Dogecoin was a smashing success, eventually, and Shiba Inu, the Ethereum killer, is now a major altcoin of note, but they can’t all be successes.


At Cointelegraph this morning, Samuel Haig reports on a rug-pull for OlympusDAO fork AnubisDAO, which, despite its hound’s-head branding, has apparently succumbed to a serious case of the dish running away with the spoon.


Haig reports on the absconding of unscrupled coin reppers with just over 13,000 Ether (ETH).


“After launching via a Discord channel on Oct. 28, AnubisDAO went on to raise roughly 13,256.4 Ether (ETH) using AlchemistCoin’s liquidity bootstrapping protocol (LBP), Copper,” Haig writes. “However, the funds were unexpectedly sent to a different address roughly 20 hours into the LBP.”


AnubisDAO isn’t the only cryptocurrency fork of its kind – OlympusDAO, with a $4 billion volume, has spawned dozens of forks in the last few cycles.


But investors in Anubis have backed the wrong horse, (or dog, as it were) and as the guilty parties were pursued by law enforcement, victims rued their participation.

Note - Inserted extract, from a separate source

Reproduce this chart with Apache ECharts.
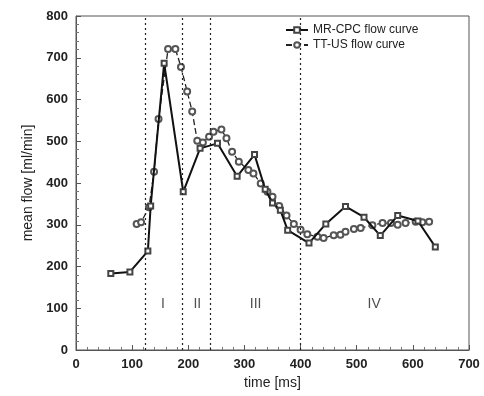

“CNBC spoke to one investor who claims to have lost almost $470,000 to AnubisDAO,” Haig writes. “The investor, Brian Nguyen, conceded to subscribing to a ‘buy first, do research later mentality,’ describing the loss as ‘pretty painful.’ Nguyen noted that he was attracted to AnubisDAO because of its canine-themed branding amid the meteoric gains recently reaped by some dog-token investors after seeing Anubis promoted on Twitter by prominent pseudonymous decentralized finance advocate Sisyphus.”

That is not the right way to do due diligence!

Heed this cautionary tale: there’s more to judicious crypto investment than just grabbing for the flashy new thing, as these investors have found out the hard way. Yes, crypto can be great, or it can facilitate fraud – be aware of the context of a new offering.